▼

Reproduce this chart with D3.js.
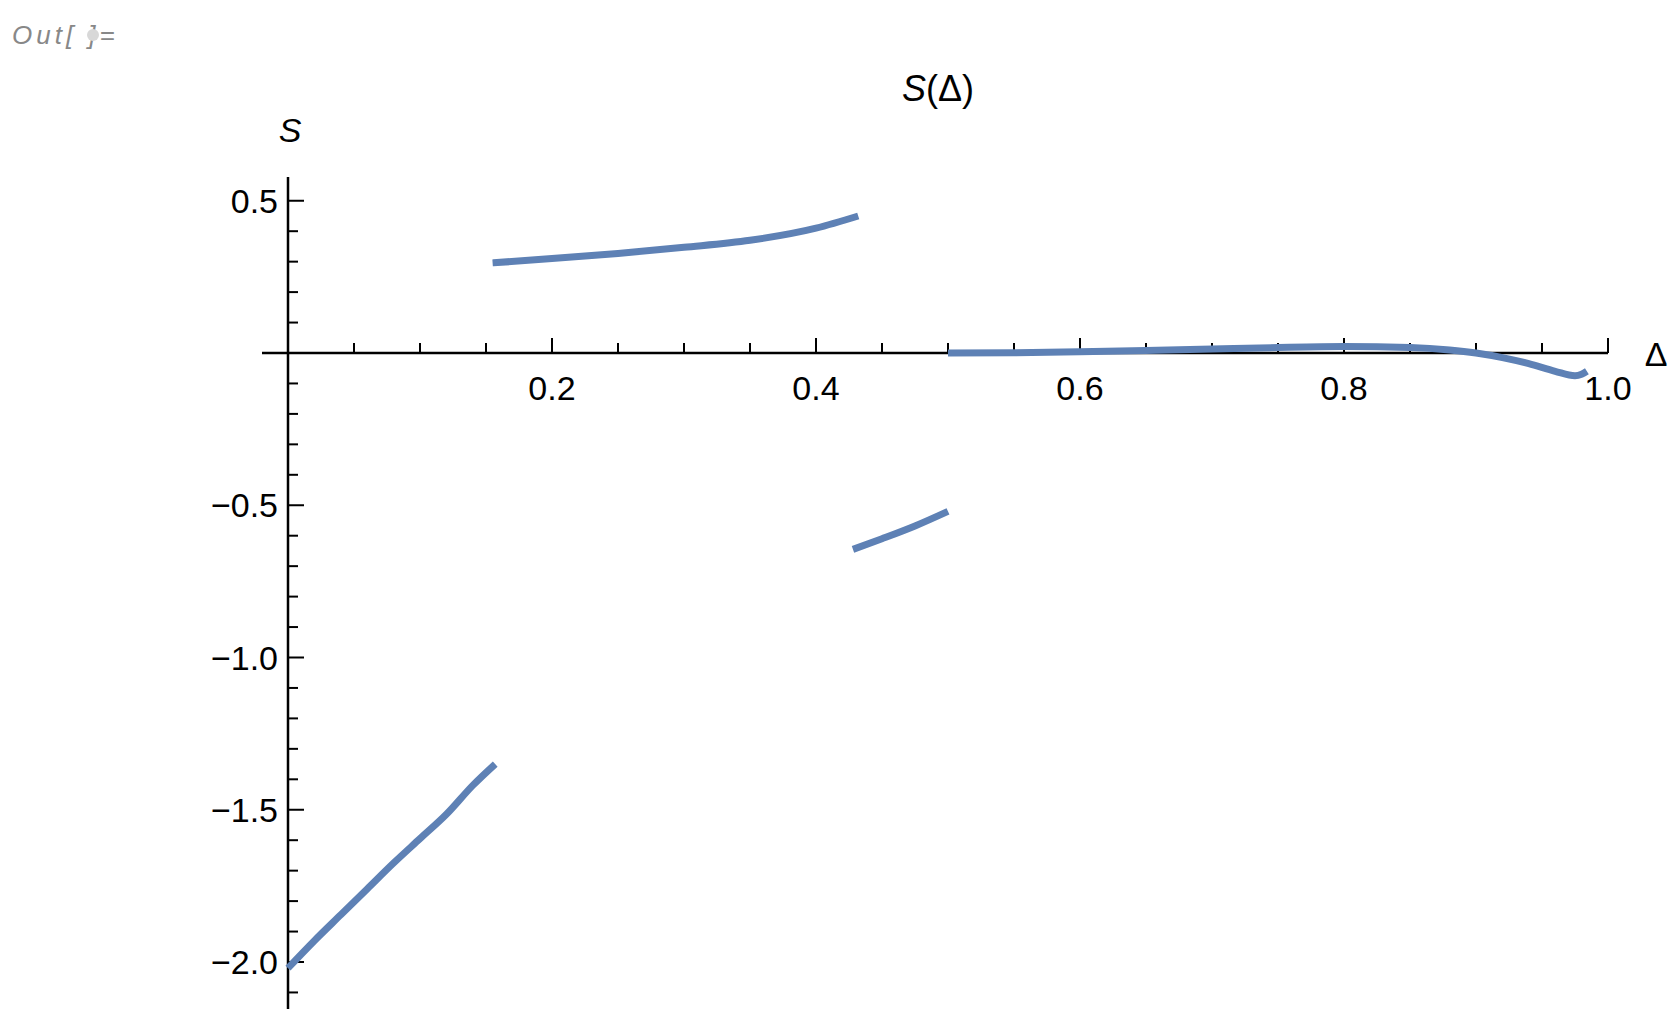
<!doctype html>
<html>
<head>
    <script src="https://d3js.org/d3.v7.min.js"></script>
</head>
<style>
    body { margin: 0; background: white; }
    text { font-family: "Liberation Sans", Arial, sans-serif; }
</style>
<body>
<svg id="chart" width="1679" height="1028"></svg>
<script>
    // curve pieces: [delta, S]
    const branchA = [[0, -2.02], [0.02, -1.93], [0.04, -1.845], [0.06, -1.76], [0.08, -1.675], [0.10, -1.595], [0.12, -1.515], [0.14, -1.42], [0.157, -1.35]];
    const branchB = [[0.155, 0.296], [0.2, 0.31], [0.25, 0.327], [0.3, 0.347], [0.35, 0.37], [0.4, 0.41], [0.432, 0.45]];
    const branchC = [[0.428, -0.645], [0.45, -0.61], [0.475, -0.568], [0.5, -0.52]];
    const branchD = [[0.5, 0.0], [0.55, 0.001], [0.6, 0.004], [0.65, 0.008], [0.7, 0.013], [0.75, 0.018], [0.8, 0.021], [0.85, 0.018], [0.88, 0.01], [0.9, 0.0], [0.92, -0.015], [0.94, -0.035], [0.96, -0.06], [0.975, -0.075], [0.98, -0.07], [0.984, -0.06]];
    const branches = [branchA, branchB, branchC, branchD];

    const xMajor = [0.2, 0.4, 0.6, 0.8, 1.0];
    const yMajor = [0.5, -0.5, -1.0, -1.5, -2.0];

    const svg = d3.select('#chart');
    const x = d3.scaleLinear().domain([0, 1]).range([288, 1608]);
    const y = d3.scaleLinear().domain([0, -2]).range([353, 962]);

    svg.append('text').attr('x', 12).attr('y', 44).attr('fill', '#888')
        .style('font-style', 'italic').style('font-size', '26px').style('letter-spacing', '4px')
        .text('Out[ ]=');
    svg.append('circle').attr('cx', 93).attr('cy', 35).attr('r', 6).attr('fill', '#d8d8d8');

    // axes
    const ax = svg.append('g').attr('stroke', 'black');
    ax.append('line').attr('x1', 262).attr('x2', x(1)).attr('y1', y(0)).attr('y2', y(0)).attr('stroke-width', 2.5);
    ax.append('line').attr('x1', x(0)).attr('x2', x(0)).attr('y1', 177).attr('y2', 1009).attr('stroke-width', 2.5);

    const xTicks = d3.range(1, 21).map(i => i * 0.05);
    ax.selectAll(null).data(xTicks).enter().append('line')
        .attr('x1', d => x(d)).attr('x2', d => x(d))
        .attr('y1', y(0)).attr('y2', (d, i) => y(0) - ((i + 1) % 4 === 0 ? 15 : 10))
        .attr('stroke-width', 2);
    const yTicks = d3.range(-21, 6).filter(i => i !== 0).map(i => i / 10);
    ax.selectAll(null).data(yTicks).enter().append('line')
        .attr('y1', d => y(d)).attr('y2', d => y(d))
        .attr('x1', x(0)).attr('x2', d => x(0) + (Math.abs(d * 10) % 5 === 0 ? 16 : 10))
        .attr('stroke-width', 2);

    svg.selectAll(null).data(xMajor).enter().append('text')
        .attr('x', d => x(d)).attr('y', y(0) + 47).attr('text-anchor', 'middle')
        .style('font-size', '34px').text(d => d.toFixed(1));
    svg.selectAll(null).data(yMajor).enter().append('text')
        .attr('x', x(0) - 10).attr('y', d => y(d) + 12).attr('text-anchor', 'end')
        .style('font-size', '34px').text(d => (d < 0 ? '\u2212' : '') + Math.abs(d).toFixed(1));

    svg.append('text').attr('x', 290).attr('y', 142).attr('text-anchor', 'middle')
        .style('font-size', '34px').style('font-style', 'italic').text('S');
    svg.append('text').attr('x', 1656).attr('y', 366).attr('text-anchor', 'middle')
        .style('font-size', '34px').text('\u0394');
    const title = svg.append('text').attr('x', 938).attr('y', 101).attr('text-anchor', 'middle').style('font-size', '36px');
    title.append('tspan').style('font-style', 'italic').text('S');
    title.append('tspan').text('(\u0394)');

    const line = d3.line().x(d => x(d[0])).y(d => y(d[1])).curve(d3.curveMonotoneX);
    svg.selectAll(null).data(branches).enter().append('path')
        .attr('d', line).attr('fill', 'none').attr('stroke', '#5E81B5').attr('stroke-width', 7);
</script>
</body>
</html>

▲

Go from the first line of the data above to the line containing "const yMajor = [0.5, -0.5, -1.0, -1.5, -2.0];" and retype exactly those lines, both included, but none of the pictures.

Reproduce this chart with D3.js.
<!doctype html>
<html>
<head>
    <script src="https://d3js.org/d3.v7.min.js"></script>
</head>
<style>
    body { margin: 0; background: white; }
    text { font-family: "Liberation Sans", Arial, sans-serif; }
</style>
<body>
<svg id="chart" width="1679" height="1028"></svg>
<script>
    // curve pieces: [delta, S]
    const branchA = [[0, -2.02], [0.02, -1.93], [0.04, -1.845], [0.06, -1.76], [0.08, -1.675], [0.10, -1.595], [0.12, -1.515], [0.14, -1.42], [0.157, -1.35]];
    const branchB = [[0.155, 0.296], [0.2, 0.31], [0.25, 0.327], [0.3, 0.347], [0.35, 0.37], [0.4, 0.41], [0.432, 0.45]];
    const branchC = [[0.428, -0.645], [0.45, -0.61], [0.475, -0.568], [0.5, -0.52]];
    const branchD = [[0.5, 0.0], [0.55, 0.001], [0.6, 0.004], [0.65, 0.008], [0.7, 0.013], [0.75, 0.018], [0.8, 0.021], [0.85, 0.018], [0.88, 0.01], [0.9, 0.0], [0.92, -0.015], [0.94, -0.035], [0.96, -0.06], [0.975, -0.075], [0.98, -0.07], [0.984, -0.06]];
    const branches = [branchA, branchB, branchC, branchD];

    const xMajor = [0.2, 0.4, 0.6, 0.8, 1.0];
    const yMajor = [0.5, -0.5, -1.0, -1.5, -2.0];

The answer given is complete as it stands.